--- Work to complete ---
Reproduce all the material exactly, minus any pictures it holds.

--- START OF Recorded data ---

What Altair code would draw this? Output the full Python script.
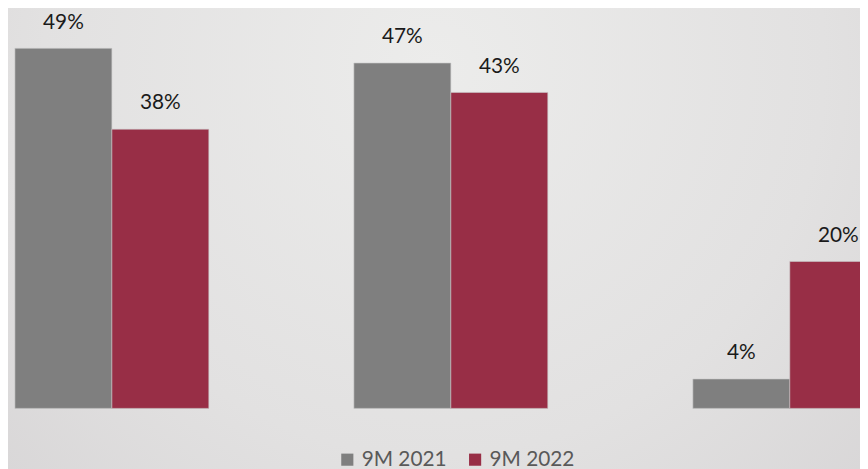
import altair as alt
import pandas as pd

groups = ["Group A", "Group B", "Group C"]
series = ["9M 2021", "9M 2022"]
values_2021 = [49, 47, 4]
values_2022 = [38, 43, 20]
labels_2021 = ["49%", "47%", "4%"]
labels_2022 = ["38%", "43%", "20%"]

rows = []
for g, v1, v2, l1, l2 in zip(groups, values_2021, values_2022, labels_2021, labels_2022):
    rows.append({"group": g, "series": series[0], "value": v1, "label": l1})
    rows.append({"group": g, "series": series[1], "value": v2, "label": l2})
df = pd.DataFrame(rows)

W, H = 860, 461
PLOT_H = 402

bg = alt.Chart(alt.Data(values=[{}])).mark_rect(
    color=alt.RadialGradient(
        gradient="radial",
        x1=0.5, y1=0.3, r1=0.0,
        x2=0.5, y2=0.3, r2=0.75,
        stops=[
            alt.GradientStop(color="#ececeb", offset=0),
            alt.GradientStop(color="#e2e1e1", offset=0.6),
            alt.GradientStop(color="#d6d4d5", offset=1),
        ],
    )
).encode(x=alt.value(-8), x2=alt.value(W + 8), y=alt.value(-8), y2=alt.value(H + 8))

x_enc = alt.X("group:N", sort=groups, axis=None,
              scale=alt.Scale(range=[7, 887], paddingInner=0.428, paddingOuter=0))
xo_enc = alt.XOffset("series:N", sort=series,
                     scale=alt.Scale(paddingInner=0, paddingOuter=0))
y_scale = alt.Scale(domain=[0, 54.2], range=[PLOT_H, 0])

bars = alt.Chart(df).mark_bar(clip=True, stroke="#c9c9c9", strokeWidth=0.6).encode(
    x=x_enc,
    xOffset=xo_enc,
    y=alt.Y("value:Q", axis=None, scale=y_scale),
    color=alt.Color(
        "series:N",
        sort=series,
        scale=alt.Scale(domain=series, range=["#7f7f7f", "#982e46"]),
        legend=alt.Legend(
            title=None,
            orient="none",
            legendX=332,
            legendY=443,
            direction="horizontal",
            symbolType="square",
            symbolSize=150,
            symbolStrokeWidth=0,
            labelFont="Lato",
            labelFontSize=21,
            labelColor="#595959",
            labelOffset=4,
            columnPadding=18,
        ),
    ),
)

text = alt.Chart(df).mark_text(
    font="Lato", fontSize=21, color="#1a1a1a", baseline="alphabetic", dy=-20
).encode(
    x=x_enc,
    xOffset=xo_enc,
    y=alt.Y("value:Q", scale=y_scale),
    text="label:N",
)

chart = alt.layer(bg, bars, text).properties(
    width=W, height=H,
    autosize=alt.AutoSizeParams(type="none"),
    padding=0,
    background="#dedddd",
).configure_view(stroke=None)

chart.save("out.html", embed_options={"renderer": "svg", "actions": False})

--- END OF Recorded data ---

--- Answer for this exercise ---
What Altair code would draw this? Output the full Python script.
import altair as alt
import pandas as pd

groups = ["Group A", "Group B", "Group C"]
series = ["9M 2021", "9M 2022"]
values_2021 = [49, 47, 4]
values_2022 = [38, 43, 20]
labels_2021 = ["49%", "47%", "4%"]
labels_2022 = ["38%", "43%", "20%"]

rows = []
for g, v1, v2, l1, l2 in zip(groups, values_2021, values_2022, labels_2021, labels_2022):
    rows.append({"group": g, "series": series[0], "value": v1, "label": l1})
    rows.append({"group": g, "series": series[1], "value": v2, "label": l2})
df = pd.DataFrame(rows)

W, H = 860, 461
PLOT_H = 402

bg = alt.Chart(alt.Data(values=[{}])).mark_rect(
    color=alt.RadialGradient(
        gradient="radial",
        x1=0.5, y1=0.3, r1=0.0,
        x2=0.5, y2=0.3, r2=0.75,
        stops=[
            alt.GradientStop(color="#ececeb", offset=0),
            alt.GradientStop(color="#e2e1e1", offset=0.6),
            alt.GradientStop(color="#d6d4d5", offset=1),
        ],
    )
).encode(x=alt.value(-8), x2=alt.value(W + 8), y=alt.value(-8), y2=alt.value(H + 8))

x_enc = alt.X("group:N", sort=groups, axis=None,
              scale=alt.Scale(range=[7, 887], paddingInner=0.428, paddingOuter=0))
xo_enc = alt.XOffset("series:N", sort=series,
                     scale=alt.Scale(paddingInner=0, paddingOuter=0))
y_scale = alt.Scale(domain=[0, 54.2], range=[PLOT_H, 0])

bars = alt.Chart(df).mark_bar(clip=True, stroke="#c9c9c9", strokeWidth=0.6).encode(
    x=x_enc,
    xOffset=xo_enc,
    y=alt.Y("value:Q", axis=None, scale=y_scale),
    color=alt.Color(
        "series:N",
        sort=series,
        scale=alt.Scale(domain=series, range=["#7f7f7f", "#982e46"]),
        legend=alt.Legend(
            title=None,
            orient="none",
            legendX=332,
            legendY=443,
            direction="horizontal",
            symbolType="square",
            symbolSize=150,
            symbolStrokeWidth=0,
            labelFont="Lato",
            labelFontSize=21,
            labelColor="#595959",
            labelOffset=4,
            columnPadding=18,
        ),
    ),
)

text = alt.Chart(df).mark_text(
    font="Lato", fontSize=21, color="#1a1a1a", baseline="alphabetic", dy=-20
).encode(
    x=x_enc,
    xOffset=xo_enc,
    y=alt.Y("value:Q", scale=y_scale),
    text="label:N",
)

chart = alt.layer(bg, bars, text).properties(
    width=W, height=H,
    autosize=alt.AutoSizeParams(type="none"),
    padding=0,
    background="#dedddd",
).configure_view(stroke=None)

chart.save("out.html", embed_options={"renderer": "svg", "actions": False})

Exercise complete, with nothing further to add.